*Given request*
Identify and copy all lines of the material where the string "with" is found.

*Dataset excerpt*
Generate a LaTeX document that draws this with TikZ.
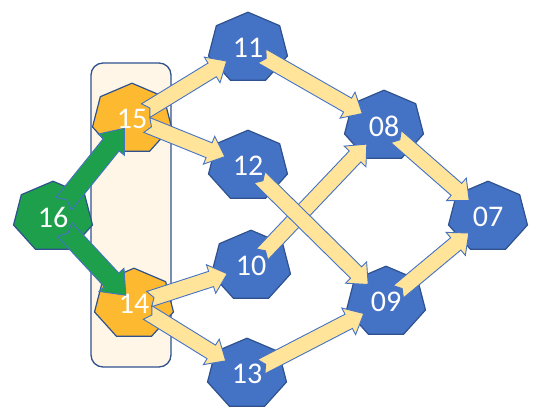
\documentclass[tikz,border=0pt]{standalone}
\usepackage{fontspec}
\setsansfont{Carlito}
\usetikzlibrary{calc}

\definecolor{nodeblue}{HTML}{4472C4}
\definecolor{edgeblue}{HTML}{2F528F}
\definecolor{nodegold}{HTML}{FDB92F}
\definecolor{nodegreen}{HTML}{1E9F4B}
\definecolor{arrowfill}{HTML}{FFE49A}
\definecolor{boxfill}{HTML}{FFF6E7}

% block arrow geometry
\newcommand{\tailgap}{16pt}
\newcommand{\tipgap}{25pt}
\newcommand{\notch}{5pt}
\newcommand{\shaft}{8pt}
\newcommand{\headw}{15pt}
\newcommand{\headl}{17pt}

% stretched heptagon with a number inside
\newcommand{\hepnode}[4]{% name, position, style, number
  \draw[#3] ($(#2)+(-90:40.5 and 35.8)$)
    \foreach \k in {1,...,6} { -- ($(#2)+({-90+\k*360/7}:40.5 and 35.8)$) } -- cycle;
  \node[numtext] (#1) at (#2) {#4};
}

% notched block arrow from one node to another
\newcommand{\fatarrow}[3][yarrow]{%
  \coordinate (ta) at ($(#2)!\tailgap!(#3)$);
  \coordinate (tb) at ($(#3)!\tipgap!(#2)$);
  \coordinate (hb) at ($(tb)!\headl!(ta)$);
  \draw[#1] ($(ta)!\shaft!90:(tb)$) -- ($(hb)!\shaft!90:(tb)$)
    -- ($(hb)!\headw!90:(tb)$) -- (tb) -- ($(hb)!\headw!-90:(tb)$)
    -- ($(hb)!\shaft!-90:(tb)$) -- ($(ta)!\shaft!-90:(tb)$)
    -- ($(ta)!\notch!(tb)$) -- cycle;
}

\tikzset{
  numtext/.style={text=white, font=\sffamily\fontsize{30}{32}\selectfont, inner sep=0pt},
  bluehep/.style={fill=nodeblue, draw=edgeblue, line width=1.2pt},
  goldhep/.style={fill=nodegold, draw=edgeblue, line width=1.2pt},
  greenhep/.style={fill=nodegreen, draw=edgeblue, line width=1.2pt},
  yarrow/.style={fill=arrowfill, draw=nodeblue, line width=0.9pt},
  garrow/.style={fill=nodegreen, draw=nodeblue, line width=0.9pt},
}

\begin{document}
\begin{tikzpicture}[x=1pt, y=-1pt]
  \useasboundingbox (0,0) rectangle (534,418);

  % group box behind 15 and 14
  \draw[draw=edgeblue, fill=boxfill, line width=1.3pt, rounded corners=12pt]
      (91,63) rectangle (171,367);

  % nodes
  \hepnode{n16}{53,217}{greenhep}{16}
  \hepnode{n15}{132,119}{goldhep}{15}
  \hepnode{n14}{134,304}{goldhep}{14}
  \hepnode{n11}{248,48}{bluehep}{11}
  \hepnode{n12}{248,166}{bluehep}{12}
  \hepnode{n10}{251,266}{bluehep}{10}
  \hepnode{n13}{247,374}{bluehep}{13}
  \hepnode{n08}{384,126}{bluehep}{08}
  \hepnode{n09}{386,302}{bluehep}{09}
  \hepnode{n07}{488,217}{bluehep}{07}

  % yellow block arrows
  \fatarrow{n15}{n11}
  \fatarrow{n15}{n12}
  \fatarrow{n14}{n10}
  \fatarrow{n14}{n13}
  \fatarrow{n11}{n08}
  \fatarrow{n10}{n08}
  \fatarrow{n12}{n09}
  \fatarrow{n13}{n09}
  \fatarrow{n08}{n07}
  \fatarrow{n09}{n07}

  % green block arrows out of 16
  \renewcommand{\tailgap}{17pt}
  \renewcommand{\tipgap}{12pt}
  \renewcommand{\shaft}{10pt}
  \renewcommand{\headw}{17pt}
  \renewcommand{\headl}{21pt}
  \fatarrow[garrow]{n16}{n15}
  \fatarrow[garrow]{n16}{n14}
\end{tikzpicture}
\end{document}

*Solution to this problem*
Generate a LaTeX document that draws this with TikZ.
% stretched heptagon with a number inside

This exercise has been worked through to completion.